Retype the lines beneath this one, from the first through the line containing "const yTicks = [102, 103, 104, 105, 106, 107];". Pictures are left out.
------ DATASET SECTION
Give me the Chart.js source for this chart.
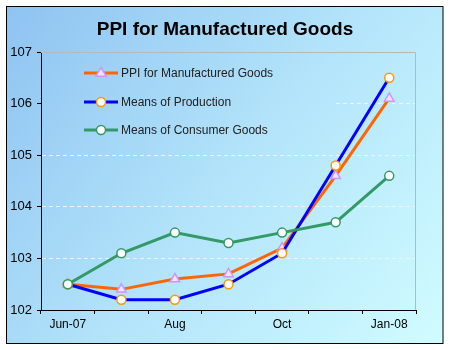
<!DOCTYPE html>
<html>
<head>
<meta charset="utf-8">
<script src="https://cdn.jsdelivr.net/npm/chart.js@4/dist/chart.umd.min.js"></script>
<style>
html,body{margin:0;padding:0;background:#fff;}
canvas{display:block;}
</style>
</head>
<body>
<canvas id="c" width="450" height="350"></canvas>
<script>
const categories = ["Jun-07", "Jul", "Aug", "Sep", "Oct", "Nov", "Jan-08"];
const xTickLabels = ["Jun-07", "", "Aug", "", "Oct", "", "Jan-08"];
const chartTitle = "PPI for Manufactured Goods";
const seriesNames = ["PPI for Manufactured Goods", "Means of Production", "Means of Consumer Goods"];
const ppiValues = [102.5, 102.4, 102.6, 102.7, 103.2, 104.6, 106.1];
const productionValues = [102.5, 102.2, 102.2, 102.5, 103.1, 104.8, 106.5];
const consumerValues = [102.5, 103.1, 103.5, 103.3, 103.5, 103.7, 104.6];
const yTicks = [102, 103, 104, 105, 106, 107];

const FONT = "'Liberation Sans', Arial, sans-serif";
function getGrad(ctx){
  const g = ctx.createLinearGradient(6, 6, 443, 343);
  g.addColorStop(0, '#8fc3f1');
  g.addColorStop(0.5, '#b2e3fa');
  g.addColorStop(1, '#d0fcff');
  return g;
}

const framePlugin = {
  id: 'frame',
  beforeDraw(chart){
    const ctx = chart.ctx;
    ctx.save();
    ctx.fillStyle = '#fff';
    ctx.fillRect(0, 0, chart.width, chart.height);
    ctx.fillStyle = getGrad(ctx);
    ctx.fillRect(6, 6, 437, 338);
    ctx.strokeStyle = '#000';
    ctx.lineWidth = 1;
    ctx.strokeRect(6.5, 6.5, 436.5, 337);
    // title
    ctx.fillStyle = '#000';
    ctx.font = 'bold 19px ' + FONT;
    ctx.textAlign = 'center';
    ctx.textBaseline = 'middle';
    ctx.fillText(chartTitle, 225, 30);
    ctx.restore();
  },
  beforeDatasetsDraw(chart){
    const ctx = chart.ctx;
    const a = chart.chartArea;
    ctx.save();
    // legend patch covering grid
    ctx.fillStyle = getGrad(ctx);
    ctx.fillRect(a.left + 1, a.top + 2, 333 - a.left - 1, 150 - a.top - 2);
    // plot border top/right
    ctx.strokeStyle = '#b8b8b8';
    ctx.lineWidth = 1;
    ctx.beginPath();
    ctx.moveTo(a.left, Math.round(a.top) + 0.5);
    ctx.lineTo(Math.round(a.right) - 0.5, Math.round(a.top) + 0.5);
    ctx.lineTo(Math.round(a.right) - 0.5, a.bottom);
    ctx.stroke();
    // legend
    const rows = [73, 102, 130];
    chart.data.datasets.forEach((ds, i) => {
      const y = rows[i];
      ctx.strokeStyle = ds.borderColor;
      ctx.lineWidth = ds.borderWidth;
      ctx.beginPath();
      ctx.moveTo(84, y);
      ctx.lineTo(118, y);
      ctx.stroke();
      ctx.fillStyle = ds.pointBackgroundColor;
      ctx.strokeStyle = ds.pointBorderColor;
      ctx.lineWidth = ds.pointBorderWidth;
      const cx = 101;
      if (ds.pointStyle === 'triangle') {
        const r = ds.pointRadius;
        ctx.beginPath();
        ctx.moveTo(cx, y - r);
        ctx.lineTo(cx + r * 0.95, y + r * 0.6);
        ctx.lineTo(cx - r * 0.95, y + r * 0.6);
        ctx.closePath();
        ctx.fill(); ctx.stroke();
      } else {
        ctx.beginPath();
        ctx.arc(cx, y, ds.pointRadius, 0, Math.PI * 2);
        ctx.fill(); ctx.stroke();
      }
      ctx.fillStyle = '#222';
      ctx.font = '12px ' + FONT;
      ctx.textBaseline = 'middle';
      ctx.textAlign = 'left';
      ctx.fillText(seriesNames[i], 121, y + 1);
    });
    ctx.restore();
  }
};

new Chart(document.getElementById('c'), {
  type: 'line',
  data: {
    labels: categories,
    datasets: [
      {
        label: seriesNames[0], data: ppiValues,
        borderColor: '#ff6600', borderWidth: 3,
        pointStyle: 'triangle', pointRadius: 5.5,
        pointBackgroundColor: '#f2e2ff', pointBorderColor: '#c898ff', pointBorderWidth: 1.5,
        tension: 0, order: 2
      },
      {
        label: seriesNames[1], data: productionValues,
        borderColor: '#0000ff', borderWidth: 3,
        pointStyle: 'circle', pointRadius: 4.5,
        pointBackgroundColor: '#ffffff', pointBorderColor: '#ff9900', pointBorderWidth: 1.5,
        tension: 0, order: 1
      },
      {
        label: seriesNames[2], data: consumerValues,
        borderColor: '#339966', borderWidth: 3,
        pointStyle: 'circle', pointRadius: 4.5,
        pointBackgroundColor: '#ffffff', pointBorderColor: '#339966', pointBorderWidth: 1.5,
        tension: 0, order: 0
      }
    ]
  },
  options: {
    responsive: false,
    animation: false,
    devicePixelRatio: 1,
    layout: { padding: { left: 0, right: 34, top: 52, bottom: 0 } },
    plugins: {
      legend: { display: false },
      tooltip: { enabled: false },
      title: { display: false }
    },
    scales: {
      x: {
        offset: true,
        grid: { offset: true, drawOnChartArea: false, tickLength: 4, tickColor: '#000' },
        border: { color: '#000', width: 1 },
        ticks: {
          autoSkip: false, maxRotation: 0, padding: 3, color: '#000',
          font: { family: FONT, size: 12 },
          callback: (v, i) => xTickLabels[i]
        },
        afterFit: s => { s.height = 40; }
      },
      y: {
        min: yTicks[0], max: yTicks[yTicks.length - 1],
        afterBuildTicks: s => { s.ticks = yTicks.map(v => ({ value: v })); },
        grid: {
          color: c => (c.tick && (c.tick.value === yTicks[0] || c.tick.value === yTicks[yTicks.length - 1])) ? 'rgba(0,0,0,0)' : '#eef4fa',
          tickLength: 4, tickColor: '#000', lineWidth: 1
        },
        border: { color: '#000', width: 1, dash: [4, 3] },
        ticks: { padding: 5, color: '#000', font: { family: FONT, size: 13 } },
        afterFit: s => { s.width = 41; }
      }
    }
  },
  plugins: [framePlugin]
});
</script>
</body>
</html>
------------
#### [RESULT OF THE TASK]
Give me the Chart.js source for this chart.
<!DOCTYPE html>
<html>
<head>
<meta charset="utf-8">
<script src="https://cdn.jsdelivr.net/npm/chart.js@4/dist/chart.umd.min.js"></script>
<style>
html,body{margin:0;padding:0;background:#fff;}
canvas{display:block;}
</style>
</head>
<body>
<canvas id="c" width="450" height="350"></canvas>
<script>
const categories = ["Jun-07", "Jul", "Aug", "Sep", "Oct", "Nov", "Jan-08"];
const xTickLabels = ["Jun-07", "", "Aug", "", "Oct", "", "Jan-08"];
const chartTitle = "PPI for Manufactured Goods";
const seriesNames = ["PPI for Manufactured Goods", "Means of Production", "Means of Consumer Goods"];
const ppiValues = [102.5, 102.4, 102.6, 102.7, 103.2, 104.6, 106.1];
const productionValues = [102.5, 102.2, 102.2, 102.5, 103.1, 104.8, 106.5];
const consumerValues = [102.5, 103.1, 103.5, 103.3, 103.5, 103.7, 104.6];
const yTicks = [102, 103, 104, 105, 106, 107];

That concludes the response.